Three experts in the Nigerian economy have proposed potential solutions to address the country’s exchange rate challenges, as the value of the naira continues to decline. The naira’s exchange rate on the black market has reached N615 per dollar, causing severe implications for the import-dependent Nigerian economy. The scarcity of the US dollar is attributed to factors such as low crude oil production and theft, resulting in reduced foreign currency earnings.
The depreciation of the naira and import dependence has led to inflation, particularly due to Nigeria’s reliance on imported petroleum products that are essential for everyday life, spanning manufacturing to transportation. The cost of premium motor spirit (petrol) has risen to between N180 and N250 per liter, while the price of diesel has also increased from approximately N250 in January to N800-N900 per liter. Similarly, cooking gas and kerosene prices have seen significant spikes since January, with cooking gas prices reaching N9,500 to N10,000 for a 12.5-kilogram cylinder.
One expert, Taiwo Oyedele, the Fiscal Policy Partner and Africa Tax Leader at PricewaterhouseCoopers, suggested reviewing the policy that prohibits 43 items from accessing foreign exchange for importation. Oyedele emphasized that those items are not contraband but are currently restricted from accessing forex. He highlighted that the problem lies in the fact that even those not on the list struggle to obtain foreign exchange, with some manufacturers reportedly receiving only around 5% of their forex requests from the Central Bank of Nigeria (CBN). Oyedele recommended allowing anyone who wishes to import goods to participate in a market bidding system for forex, urging the government to stop restricting forex for certain products.
Johnson Chukwu, the Chief Executive Officer at Cowry Asset Management Limited, emphasized the need for Nigeria to start exporting processed products to enhance the value of the naira. He also advocated for the revitalization of the country’s refineries to reduce foreign currency expenditure on petroleum product imports and curb inflationary pressures. Chukwu highlighted the vulnerability of Nigeria’s economy due to its heavy reliance on crude oil exports and subsequent petroleum product imports.
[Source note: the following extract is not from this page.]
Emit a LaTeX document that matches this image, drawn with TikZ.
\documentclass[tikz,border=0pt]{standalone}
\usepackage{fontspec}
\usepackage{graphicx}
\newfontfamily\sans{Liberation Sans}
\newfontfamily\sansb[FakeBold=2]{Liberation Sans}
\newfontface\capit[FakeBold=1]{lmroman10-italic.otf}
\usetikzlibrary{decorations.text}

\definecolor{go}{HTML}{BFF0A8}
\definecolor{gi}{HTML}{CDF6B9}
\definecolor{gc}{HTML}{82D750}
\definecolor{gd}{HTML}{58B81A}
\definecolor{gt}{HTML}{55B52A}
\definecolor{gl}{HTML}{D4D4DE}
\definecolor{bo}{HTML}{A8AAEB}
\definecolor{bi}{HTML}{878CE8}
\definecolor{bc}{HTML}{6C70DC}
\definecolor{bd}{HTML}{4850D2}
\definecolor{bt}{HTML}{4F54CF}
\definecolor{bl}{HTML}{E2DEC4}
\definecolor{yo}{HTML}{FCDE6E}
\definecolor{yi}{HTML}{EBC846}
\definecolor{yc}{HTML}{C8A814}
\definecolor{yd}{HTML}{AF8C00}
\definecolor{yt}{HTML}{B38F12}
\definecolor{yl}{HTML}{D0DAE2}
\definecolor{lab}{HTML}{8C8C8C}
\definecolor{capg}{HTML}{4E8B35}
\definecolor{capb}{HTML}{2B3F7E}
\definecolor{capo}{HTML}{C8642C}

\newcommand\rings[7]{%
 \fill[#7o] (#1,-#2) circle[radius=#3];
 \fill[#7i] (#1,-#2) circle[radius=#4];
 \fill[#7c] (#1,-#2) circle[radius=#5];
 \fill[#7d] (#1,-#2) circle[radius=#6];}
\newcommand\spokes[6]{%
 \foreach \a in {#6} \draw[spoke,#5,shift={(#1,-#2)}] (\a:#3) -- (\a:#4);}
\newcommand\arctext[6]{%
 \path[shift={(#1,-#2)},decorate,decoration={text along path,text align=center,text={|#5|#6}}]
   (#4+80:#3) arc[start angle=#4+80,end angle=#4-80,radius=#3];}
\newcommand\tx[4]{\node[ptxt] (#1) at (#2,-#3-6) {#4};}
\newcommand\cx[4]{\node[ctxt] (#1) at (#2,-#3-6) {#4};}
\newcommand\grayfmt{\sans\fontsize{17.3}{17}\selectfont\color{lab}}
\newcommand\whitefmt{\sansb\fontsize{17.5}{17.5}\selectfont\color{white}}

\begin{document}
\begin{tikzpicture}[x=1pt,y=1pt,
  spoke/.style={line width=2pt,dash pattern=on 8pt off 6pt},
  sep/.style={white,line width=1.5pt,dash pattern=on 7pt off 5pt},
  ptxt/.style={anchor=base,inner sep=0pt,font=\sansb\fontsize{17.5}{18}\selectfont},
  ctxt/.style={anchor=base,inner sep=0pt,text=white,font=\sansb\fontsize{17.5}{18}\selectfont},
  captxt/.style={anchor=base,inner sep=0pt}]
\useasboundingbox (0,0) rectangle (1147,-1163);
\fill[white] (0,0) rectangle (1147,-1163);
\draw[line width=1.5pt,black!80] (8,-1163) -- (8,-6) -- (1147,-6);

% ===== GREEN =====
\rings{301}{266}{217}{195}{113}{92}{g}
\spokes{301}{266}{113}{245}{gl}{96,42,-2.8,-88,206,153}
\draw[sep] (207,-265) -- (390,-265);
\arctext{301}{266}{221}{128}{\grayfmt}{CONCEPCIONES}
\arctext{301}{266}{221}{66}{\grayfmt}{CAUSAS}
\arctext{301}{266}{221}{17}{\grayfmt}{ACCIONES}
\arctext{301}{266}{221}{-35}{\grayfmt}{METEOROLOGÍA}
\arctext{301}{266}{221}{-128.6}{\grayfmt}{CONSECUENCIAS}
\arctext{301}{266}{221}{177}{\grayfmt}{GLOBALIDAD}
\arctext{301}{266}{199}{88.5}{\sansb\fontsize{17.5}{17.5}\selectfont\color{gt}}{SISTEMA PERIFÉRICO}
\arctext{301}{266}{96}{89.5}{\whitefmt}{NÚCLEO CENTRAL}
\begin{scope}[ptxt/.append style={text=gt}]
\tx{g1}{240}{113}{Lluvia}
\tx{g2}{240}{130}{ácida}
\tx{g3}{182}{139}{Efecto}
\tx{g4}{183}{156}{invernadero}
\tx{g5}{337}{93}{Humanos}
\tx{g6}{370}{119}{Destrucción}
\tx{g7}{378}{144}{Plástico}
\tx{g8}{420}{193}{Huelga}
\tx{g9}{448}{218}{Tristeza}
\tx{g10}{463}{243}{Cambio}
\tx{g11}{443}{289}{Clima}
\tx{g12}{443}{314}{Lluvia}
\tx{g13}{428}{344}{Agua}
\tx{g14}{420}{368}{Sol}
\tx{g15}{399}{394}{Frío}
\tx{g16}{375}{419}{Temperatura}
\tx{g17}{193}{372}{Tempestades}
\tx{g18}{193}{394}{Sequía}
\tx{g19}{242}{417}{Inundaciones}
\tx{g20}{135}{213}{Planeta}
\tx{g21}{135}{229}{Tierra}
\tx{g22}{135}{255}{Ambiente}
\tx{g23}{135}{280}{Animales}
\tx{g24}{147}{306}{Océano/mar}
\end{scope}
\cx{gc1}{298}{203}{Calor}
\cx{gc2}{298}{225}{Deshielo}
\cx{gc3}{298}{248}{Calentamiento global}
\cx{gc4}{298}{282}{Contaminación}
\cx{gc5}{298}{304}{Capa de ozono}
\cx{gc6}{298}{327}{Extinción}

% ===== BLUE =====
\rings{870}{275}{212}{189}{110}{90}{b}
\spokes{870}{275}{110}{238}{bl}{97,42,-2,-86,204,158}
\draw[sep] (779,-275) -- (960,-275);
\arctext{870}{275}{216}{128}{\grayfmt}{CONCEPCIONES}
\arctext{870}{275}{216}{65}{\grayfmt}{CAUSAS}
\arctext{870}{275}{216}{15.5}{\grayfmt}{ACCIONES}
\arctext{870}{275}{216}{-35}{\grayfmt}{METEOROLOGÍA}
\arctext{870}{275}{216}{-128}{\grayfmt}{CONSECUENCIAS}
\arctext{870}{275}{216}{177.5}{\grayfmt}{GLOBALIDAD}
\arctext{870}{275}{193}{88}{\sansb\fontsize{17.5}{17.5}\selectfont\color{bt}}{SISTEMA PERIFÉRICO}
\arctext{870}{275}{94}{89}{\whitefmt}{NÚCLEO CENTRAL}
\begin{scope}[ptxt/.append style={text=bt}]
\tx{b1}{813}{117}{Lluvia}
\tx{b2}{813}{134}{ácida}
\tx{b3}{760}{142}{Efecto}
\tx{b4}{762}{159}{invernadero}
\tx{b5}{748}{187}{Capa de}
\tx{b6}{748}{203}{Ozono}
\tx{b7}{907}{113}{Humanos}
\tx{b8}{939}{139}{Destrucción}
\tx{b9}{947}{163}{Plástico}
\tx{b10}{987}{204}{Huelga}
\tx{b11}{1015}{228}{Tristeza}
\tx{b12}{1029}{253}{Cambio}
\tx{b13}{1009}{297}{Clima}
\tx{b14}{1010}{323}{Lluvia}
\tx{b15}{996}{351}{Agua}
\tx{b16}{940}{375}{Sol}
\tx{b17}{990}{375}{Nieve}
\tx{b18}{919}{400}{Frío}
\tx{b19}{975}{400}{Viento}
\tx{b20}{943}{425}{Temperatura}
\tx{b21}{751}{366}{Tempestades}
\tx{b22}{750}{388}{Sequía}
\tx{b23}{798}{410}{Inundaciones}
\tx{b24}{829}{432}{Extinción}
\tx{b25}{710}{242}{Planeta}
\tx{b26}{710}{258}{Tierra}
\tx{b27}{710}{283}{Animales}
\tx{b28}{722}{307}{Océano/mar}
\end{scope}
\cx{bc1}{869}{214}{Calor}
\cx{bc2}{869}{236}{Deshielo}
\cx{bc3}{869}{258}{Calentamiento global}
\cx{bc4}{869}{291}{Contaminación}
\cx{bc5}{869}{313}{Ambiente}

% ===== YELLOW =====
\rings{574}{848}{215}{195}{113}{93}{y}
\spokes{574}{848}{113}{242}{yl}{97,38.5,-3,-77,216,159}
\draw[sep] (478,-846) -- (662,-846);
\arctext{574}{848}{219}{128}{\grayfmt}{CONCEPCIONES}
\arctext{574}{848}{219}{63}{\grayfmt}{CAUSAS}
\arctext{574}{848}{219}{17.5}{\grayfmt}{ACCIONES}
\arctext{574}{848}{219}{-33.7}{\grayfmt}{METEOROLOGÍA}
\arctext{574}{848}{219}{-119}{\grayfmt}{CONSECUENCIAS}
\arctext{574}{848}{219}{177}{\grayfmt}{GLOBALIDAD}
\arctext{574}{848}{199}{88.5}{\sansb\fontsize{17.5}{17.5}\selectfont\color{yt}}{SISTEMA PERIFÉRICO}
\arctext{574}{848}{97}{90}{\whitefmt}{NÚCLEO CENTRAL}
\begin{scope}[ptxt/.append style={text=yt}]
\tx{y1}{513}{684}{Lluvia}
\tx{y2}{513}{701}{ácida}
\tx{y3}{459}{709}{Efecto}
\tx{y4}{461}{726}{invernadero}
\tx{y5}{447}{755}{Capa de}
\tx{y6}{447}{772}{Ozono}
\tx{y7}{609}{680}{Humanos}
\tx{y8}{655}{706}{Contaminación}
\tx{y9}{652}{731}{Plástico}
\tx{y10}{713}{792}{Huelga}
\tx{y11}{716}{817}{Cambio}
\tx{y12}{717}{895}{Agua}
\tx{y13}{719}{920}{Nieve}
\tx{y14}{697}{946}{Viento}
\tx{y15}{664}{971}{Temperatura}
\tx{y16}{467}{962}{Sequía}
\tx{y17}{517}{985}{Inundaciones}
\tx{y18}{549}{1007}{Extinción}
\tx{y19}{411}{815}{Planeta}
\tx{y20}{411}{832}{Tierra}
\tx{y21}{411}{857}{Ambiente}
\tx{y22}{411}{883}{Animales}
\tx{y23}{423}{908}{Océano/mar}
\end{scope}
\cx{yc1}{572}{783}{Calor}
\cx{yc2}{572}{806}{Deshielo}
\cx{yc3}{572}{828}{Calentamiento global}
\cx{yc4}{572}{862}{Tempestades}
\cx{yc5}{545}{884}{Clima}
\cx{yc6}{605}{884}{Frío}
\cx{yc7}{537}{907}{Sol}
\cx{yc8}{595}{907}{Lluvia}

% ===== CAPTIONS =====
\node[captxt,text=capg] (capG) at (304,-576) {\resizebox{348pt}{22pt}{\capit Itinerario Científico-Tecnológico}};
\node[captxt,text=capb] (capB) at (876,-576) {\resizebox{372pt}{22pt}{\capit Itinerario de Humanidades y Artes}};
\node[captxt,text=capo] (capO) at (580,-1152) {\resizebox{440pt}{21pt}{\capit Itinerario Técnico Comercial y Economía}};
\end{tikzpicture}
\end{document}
Chizor Malize, the Managing Director/Chief Executive Officer of the Financial Institutions Training Centre (FITC), echoed the sentiment that Nigeria should transition from consumerism to production to avoid currency crises. Malize emphasized the importance of transforming Nigeria into a producing and manufacturing hub to create quality products for export.
Recent data from the Central Bank of Nigeria revealed a significant increase in the number of Bureau de Change operators in the country, rising from 74 in 2005 to 5,689 in 2021, despite warnings from the World Bank to unify the exchange rate, a step the CBN has been unable to take.
In light of rising global inflation, the International Monetary Fund (IMF) chief, Kristalina Georgieva, called on G20 countries to take decisive measures to mitigate inflationary pressures.
These proposals and analyses by experts reflect the urgent need for Nigeria to address its exchange rate challenges and diversify its economy away from heavy reliance on imports and crude oil exports.